### DIRECTION
Return the listing below verbatim. Pictures do not belong in the copy.

### DATA LINES
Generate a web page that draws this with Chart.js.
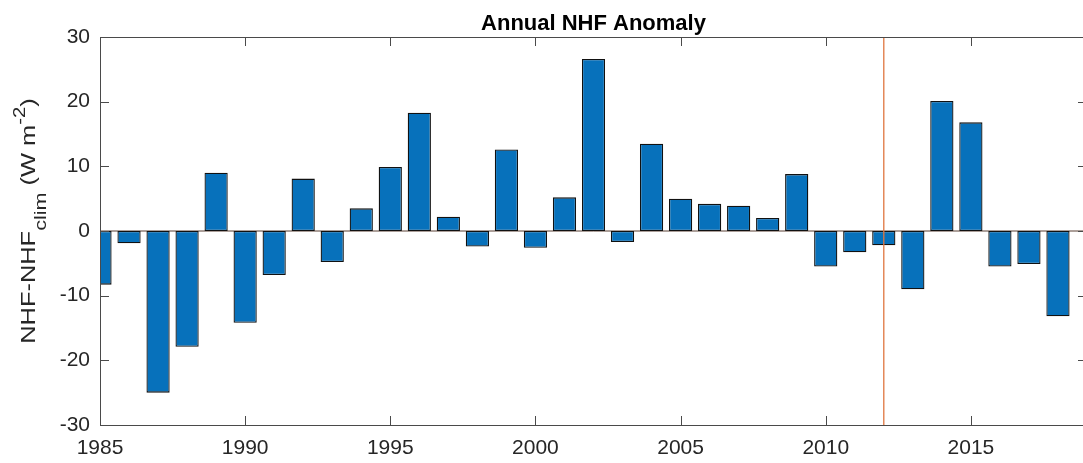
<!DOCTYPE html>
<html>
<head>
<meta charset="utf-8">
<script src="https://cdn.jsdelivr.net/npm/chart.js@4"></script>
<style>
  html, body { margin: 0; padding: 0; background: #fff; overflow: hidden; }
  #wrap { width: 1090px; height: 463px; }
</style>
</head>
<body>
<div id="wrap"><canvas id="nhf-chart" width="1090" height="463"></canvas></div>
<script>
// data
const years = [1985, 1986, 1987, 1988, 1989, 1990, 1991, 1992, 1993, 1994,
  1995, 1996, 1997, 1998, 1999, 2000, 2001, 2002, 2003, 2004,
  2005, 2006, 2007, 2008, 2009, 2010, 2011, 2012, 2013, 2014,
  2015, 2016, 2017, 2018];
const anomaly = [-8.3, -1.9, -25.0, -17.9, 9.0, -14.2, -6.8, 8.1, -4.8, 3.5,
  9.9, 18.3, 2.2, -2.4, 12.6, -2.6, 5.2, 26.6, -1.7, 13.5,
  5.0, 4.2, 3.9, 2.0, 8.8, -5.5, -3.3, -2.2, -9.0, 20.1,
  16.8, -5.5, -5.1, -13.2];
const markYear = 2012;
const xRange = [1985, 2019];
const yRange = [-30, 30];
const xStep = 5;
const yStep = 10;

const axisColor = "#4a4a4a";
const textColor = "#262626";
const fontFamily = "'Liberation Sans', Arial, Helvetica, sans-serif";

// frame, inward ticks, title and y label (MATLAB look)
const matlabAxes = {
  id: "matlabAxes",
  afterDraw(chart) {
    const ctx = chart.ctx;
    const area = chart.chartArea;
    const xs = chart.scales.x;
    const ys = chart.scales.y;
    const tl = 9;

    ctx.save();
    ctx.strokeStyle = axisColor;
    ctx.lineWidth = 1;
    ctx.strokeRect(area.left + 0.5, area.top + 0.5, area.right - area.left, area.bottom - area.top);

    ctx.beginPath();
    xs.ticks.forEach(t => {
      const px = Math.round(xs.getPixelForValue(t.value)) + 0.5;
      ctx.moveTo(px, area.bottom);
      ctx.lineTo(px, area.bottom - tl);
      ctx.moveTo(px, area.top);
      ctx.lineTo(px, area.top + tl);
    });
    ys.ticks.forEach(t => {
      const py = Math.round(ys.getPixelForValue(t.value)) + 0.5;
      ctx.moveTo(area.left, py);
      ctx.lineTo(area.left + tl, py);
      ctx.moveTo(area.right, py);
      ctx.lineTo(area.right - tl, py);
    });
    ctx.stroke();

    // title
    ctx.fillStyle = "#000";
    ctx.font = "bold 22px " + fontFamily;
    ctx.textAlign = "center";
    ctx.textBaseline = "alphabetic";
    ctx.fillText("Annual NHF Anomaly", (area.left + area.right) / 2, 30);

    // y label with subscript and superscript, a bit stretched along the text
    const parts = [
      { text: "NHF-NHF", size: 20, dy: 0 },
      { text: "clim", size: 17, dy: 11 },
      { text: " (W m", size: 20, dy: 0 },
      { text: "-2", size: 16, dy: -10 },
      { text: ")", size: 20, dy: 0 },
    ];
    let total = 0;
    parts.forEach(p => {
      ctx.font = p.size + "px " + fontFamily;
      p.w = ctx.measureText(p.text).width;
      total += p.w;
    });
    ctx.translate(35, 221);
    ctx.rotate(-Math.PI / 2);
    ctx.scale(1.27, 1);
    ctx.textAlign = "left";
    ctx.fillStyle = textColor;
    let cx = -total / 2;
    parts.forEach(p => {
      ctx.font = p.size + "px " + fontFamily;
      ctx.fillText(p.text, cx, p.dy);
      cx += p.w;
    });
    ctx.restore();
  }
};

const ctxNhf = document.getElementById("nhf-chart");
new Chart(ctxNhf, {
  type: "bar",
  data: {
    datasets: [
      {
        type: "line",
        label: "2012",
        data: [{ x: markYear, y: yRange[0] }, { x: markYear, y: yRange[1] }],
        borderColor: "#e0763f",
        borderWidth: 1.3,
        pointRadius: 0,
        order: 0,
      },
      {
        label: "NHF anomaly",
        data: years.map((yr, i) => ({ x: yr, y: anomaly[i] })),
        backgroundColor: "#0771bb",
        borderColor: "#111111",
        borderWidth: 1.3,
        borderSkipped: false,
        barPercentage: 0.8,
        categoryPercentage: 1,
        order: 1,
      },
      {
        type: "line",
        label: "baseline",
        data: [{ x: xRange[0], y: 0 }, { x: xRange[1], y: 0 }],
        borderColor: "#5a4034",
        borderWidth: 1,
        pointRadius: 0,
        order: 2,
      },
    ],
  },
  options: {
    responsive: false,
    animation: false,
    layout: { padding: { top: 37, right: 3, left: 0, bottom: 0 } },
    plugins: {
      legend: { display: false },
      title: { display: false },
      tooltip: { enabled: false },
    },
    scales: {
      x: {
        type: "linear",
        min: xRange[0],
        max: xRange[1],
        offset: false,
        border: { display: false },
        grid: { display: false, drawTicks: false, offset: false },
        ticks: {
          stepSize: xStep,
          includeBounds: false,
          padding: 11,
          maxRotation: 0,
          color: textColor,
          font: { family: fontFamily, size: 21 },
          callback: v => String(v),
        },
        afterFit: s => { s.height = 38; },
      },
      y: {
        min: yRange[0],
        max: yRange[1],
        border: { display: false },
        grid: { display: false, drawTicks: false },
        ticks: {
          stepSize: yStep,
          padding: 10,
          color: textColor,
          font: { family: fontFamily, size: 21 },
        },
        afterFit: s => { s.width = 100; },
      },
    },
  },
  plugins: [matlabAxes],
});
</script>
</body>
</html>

### OUTPUT OF THE EXERCISE
Generate a web page that draws this with Chart.js.
<!DOCTYPE html>
<html>
<head>
<meta charset="utf-8">
<script src="https://cdn.jsdelivr.net/npm/chart.js@4"></script>
<style>
  html, body { margin: 0; padding: 0; background: #fff; overflow: hidden; }
  #wrap { width: 1090px; height: 463px; }
</style>
</head>
<body>
<div id="wrap"><canvas id="nhf-chart" width="1090" height="463"></canvas></div>
<script>
// data
const years = [1985, 1986, 1987, 1988, 1989, 1990, 1991, 1992, 1993, 1994,
  1995, 1996, 1997, 1998, 1999, 2000, 2001, 2002, 2003, 2004,
  2005, 2006, 2007, 2008, 2009, 2010, 2011, 2012, 2013, 2014,
  2015, 2016, 2017, 2018];
const anomaly = [-8.3, -1.9, -25.0, -17.9, 9.0, -14.2, -6.8, 8.1, -4.8, 3.5,
  9.9, 18.3, 2.2, -2.4, 12.6, -2.6, 5.2, 26.6, -1.7, 13.5,
  5.0, 4.2, 3.9, 2.0, 8.8, -5.5, -3.3, -2.2, -9.0, 20.1,
  16.8, -5.5, -5.1, -13.2];
const markYear = 2012;
const xRange = [1985, 2019];
const yRange = [-30, 30];
const xStep = 5;
const yStep = 10;

const axisColor = "#4a4a4a";
const textColor = "#262626";
const fontFamily = "'Liberation Sans', Arial, Helvetica, sans-serif";

// frame, inward ticks, title and y label (MATLAB look)
const matlabAxes = {
  id: "matlabAxes",
  afterDraw(chart) {
    const ctx = chart.ctx;
    const area = chart.chartArea;
    const xs = chart.scales.x;
    const ys = chart.scales.y;
    const tl = 9;

    ctx.save();
    ctx.strokeStyle = axisColor;
    ctx.lineWidth = 1;
    ctx.strokeRect(area.left + 0.5, area.top + 0.5, area.right - area.left, area.bottom - area.top);

    ctx.beginPath();
    xs.ticks.forEach(t => {
      const px = Math.round(xs.getPixelForValue(t.value)) + 0.5;
      ctx.moveTo(px, area.bottom);
      ctx.lineTo(px, area.bottom - tl);
      ctx.moveTo(px, area.top);
      ctx.lineTo(px, area.top + tl);
    });
    ys.ticks.forEach(t => {
      const py = Math.round(ys.getPixelForValue(t.value)) + 0.5;
      ctx.moveTo(area.left, py);
      ctx.lineTo(area.left + tl, py);
      ctx.moveTo(area.right, py);
      ctx.lineTo(area.right - tl, py);
    });
    ctx.stroke();

    // title
    ctx.fillStyle = "#000";
    ctx.font = "bold 22px " + fontFamily;
    ctx.textAlign = "center";
    ctx.textBaseline = "alphabetic";
    ctx.fillText("Annual NHF Anomaly", (area.left + area.right) / 2, 30);

    // y label with subscript and superscript, a bit stretched along the text
    const parts = [
      { text: "NHF-NHF", size: 20, dy: 0 },
      { text: "clim", size: 17, dy: 11 },
      { text: " (W m", size: 20, dy: 0 },
      { text: "-2", size: 16, dy: -10 },
      { text: ")", size: 20, dy: 0 },
    ];
    let total = 0;
    parts.forEach(p => {
      ctx.font = p.size + "px " + fontFamily;
      p.w = ctx.measureText(p.text).width;
      total += p.w;
    });
    ctx.translate(35, 221);
    ctx.rotate(-Math.PI / 2);
    ctx.scale(1.27, 1);
    ctx.textAlign = "left";
    ctx.fillStyle = textColor;
    let cx = -total / 2;
    parts.forEach(p => {
      ctx.font = p.size + "px " + fontFamily;
      ctx.fillText(p.text, cx, p.dy);
      cx += p.w;
    });
    ctx.restore();
  }
};

const ctxNhf = document.getElementById("nhf-chart");
new Chart(ctxNhf, {
  type: "bar",
  data: {
    datasets: [
      {
        type: "line",
        label: "2012",
        data: [{ x: markYear, y: yRange[0] }, { x: markYear, y: yRange[1] }],
        borderColor: "#e0763f",
        borderWidth: 1.3,
        pointRadius: 0,
        order: 0,
      },
      {
        label: "NHF anomaly",
        data: years.map((yr, i) => ({ x: yr, y: anomaly[i] })),
        backgroundColor: "#0771bb",
        borderColor: "#111111",
        borderWidth: 1.3,
        borderSkipped: false,
        barPercentage: 0.8,
        categoryPercentage: 1,
        order: 1,
      },
      {
        type: "line",
        label: "baseline",
        data: [{ x: xRange[0], y: 0 }, { x: xRange[1], y: 0 }],
        borderColor: "#5a4034",
        borderWidth: 1,
        pointRadius: 0,
        order: 2,
      },
    ],
  },
  options: {
    responsive: false,
    animation: false,
    layout: { padding: { top: 37, right: 3, left: 0, bottom: 0 } },
    plugins: {
      legend: { display: false },
      title: { display: false },
      tooltip: { enabled: false },
    },
    scales: {
      x: {
        type: "linear",
        min: xRange[0],
        max: xRange[1],
        offset: false,
        border: { display: false },
        grid: { display: false, drawTicks: false, offset: false },
        ticks: {
          stepSize: xStep,
          includeBounds: false,
          padding: 11,
          maxRotation: 0,
          color: textColor,
          font: { family: fontFamily, size: 21 },
          callback: v => String(v),
        },
        afterFit: s => { s.height = 38; },
      },
      y: {
        min: yRange[0],
        max: yRange[1],
        border: { display: false },
        grid: { display: false, drawTicks: false },
        ticks: {
          stepSize: yStep,
          padding: 10,
          color: textColor,
          font: { family: fontFamily, size: 21 },
        },
        afterFit: s => { s.width = 100; },
      },
    },
  },
  plugins: [matlabAxes],
});
</script>
</body>
</html>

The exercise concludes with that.